Whether they are signing a child up for soccer league, registering themselves for tennis lessons or purchasing an item online, “people are being tracked everywhere they go,” said Congresswoman Lori Trahan, D-Mass.
“The bottom line is that consumers are completely unaware of how they are being tracked and just how pervasive that surveillance really is, and they have little to no understanding of the profile of data that is being collected by platforms, and they certainly don’t have any ability to opt-out or to edit that data,” Trahan said during a discussion on "surveillance-based advertising," titled “Transatlantic discussion: Time to ban surveillance-based advertising?” and hosted by the Transatlantic Consumer Dialogue.
During the forum, Trahan and Member of European Parliament Alexandra Geese addressed issues presented by surveillance-based advertising, including misinformation, discrimination and privacy, as well as the role regulation can play in protecting consumers and whether an all-out ban is the way to go.
Geese believes it is.
“Do we want pervasive surveillance in a free and democratic society? I don’t think we do. I don’t think that is compatible,” she said.

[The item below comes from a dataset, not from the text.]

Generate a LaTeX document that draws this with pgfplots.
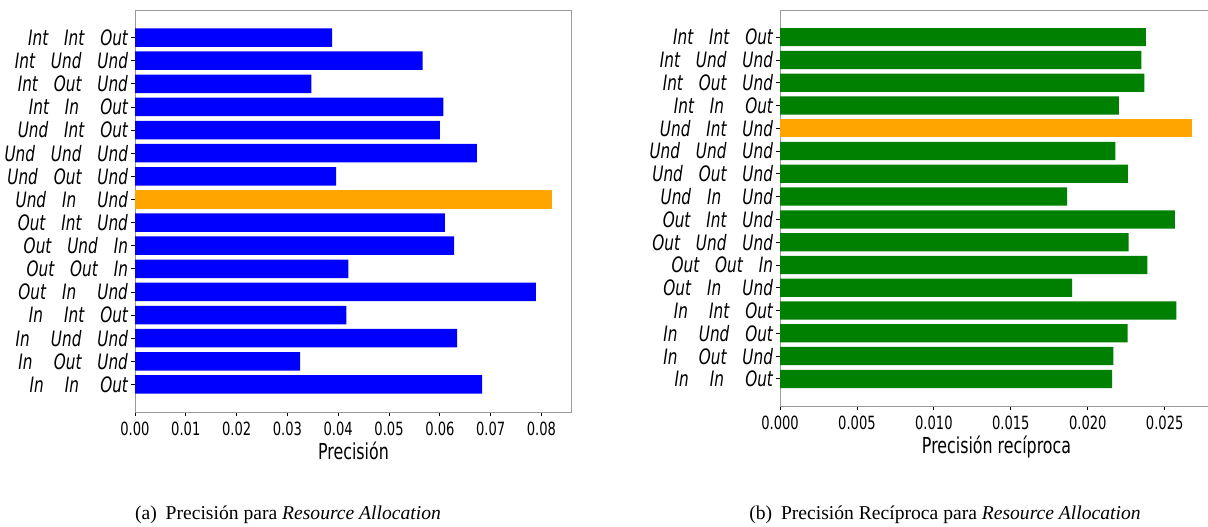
\documentclass[border=0pt]{standalone}
\usepackage{fontspec}
\setmainfont{Liberation Serif}
\newfontfamily\cond[FakeStretch=0.72]{DejaVu Sans}
\usepackage{pgfplots}
\pgfplotsset{compat=1.18}
\definecolor{mblue}{RGB}{0,0,255}
\definecolor{morange}{RGB}{255,165,0}
\definecolor{mgreen}{RGB}{0,128,0}
\newcommand\s{\hspace{0.75em}}
\newcommand\p{\hspace{0.25em}}
\pgfplotsset{mystyle/.style={
  scale only axis, xbar, bar width=0.8, bar shift=0pt,
  ymin=-1.19, ymax=16.19, xmin=0, enlargelimits=false,
  scaled x ticks=false,
  ytick={0,...,15},
  axis line style={gray!80, line width=0.5pt},
  tick pos=left, tick align=outside, major tick length=2pt,
  every tick/.style={black, line width=0.4pt},
  xticklabel style={font=\cond\fontsize{9.1}{10}\selectfont, yshift=0.5pt},
  yticklabel style={font=\cond\itshape\fontsize{10.6}{12}\selectfont, xshift=2pt},
  xlabel style={font=\cond\fontsize{11}{12}\selectfont, yshift=4pt},
}}
\begin{document}
\begin{tikzpicture}
\path[use as bounding box] (0,0) rectangle (604pt,263pt);
\begin{axis}[mystyle, at={(67.5pt,57pt)}, anchor=south west,
  width=218.5pt, height=201pt, xmax=0.0860,
  xtick={0,0.01,0.02,0.03,0.04,0.05,0.06,0.07,0.08},
  xticklabels={0.00,0.01,0.02,0.03,0.04,0.05,0.06,0.07,0.08},
  yticklabels={
    {In\p\s In\p\s Out},
    {In\p\s Out\s Und},
    {In\p\s Und\s Und},
    {In\p\s Int\s Out},
    {Out\s In\p\s Und},
    {Out\s Out\s In},
    {Out\s Und\s In},
    {Out\s Int\s Und},
    {Und\s In\p\s Und},
    {Und\s Out\s Und},
    {Und\s Und\s Und},
    {Und\s Int\s Out},
    {Int\s In\p\s Out},
    {Int\s Out\s Und},
    {Int\s Und\s Und},
    {Int\s Int\s Out}},
  xlabel={Precisión}]
\addplot[draw=none, fill=mblue] coordinates {
  (0.0683,0) (0.0325,1) (0.0634,2) (0.0416,3) (0.0789,4) (0.0420,5)
  (0.0628,6) (0.0610,7) (0.0396,9) (0.0673,10) (0.0600,11)
  (0.0607,12) (0.0347,13) (0.0566,14) (0.0388,15)};
\addplot[draw=none, fill=morange] coordinates {(0.0820,8)};
\end{axis}
\begin{axis}[mystyle, at={(390pt,60pt)}, anchor=south west,
  width=216.5pt, height=198pt, xmax=0.02814,
  xtick={0,0.005,0.010,0.015,0.020,0.025},
  xticklabels={0.000,0.005,0.010,0.015,0.020,0.025},
  yticklabels={
    {In\p\s In\p\s Out},
    {In\p\s Out\s Und},
    {In\p\s Und\s Out},
    {In\p\s Int\s Out},
    {Out\s In\p\s Und},
    {Out\s Out\s In},
    {Out\s Und\s Und},
    {Out\s Int\s Und},
    {Und\s In\p\s Und},
    {Und\s Out\s Und},
    {Und\s Und\s Und},
    {Und\s Int\s Und},
    {Int\s In\p\s Out},
    {Int\s Out\s Und},
    {Int\s Und\s Und},
    {Int\s Int\s Out}},
  xlabel={Precisión recíproca}]
\addplot[draw=none, fill=mgreen] coordinates {
  (0.02159,0) (0.02166,1) (0.02259,2) (0.02576,3) (0.01898,4) (0.02388,5)
  (0.02266,6) (0.02566,7) (0.01866,8) (0.02261,9) (0.02180,10)
  (0.02202,12) (0.02368,13) (0.02349,14) (0.02378,15)};
\addplot[draw=none, fill=morange] coordinates {(0.02680,11)};
\end{axis}
\node[anchor=base, font=\fontsize{9.8}{11}\selectfont] at (144pt,3.5pt)
  {(a)\hspace{0.45em}Precisión para \textit{Resource Allocation}};
\node[anchor=base, font=\fontsize{9.8}{11}\selectfont] at (472.5pt,3.5pt)
  {(b)\hspace{0.45em}Precisión Recíproca para \textit{Resource Allocation}};
\end{tikzpicture}
\end{document}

Technology companies’ algorithms push content that “triggers negative emotions,” like disinformation and hate speech, and that content is now a source of revenue for companies, Geese said. It is “a very strong incentive,” she said, noting Facebook earns 98% of its revenue from targeted advertising, and Google 70%. In Europe, the EU General Data Protection Regulation would be a disincentive, she said, but “we unfortunately fail to enforce it against the global giants.”
“The first thing we can do is ban surveillance-based advertising, which is at the moment a very huge part of the surveillance universe because it’s where the money comes from,” Geese said. “We don’t want to live in a world with surveillance.”
While marketing is intended to be a relationship between a product and a potential consumer, Trahan said large tech companies are in control of that relationship. She likened online users to “sailors stuck on a sinking ship,” with no choice but to remain on “dominant platforms that are whittling away their data rights while tracking their every move.”
Apple’s recent iOS update offered “the first chance to jump ship,” she said, with an opportunity to opt-out of tracking without having to leave a platform altogether, “and that’s the lifeboat users have been looking for.”
“When we’re talking about solutions, we’re talking about redesigning so you put consumers at the center. You give them more control. That’s what they want,” she said.
While it is “heartening” the U.S. is “starting to talk about comprehensive privacy legislation,” Trahan said it is clear provisions around acceptable data use, particularly in the digital advertising space, will be necessary.
“I think we have to make sure that government actually acts here, just like has happened in the EU,” she said. “It gives me incredible optimism that we have more people now framing that conversation and talking about doing it imminently.”
This May, Trahan introduced the Social Media Disclosure and Transparency of Advertisements (DATA) Act, which would require platforms that use digital advertising to maintain a database for researchers to study the impact of targeted ads on consumers. The legislation would “shine a light on the data currently being held under lock and key by these platforms” and “illuminate the wide-ranging harms of surveillance-based advertising,” she said.
“The public does not understand how they are being surveilled. It’s so abstract to folks and so I think making that self-evident will really start to shape the direction that we go in terms of policy restrictions,” Trahan said. “These platforms were not designed putting the customer or the consumer at the center of the experience. You can flip this by giving consumers the ability to control and to own their own data. It is their data.”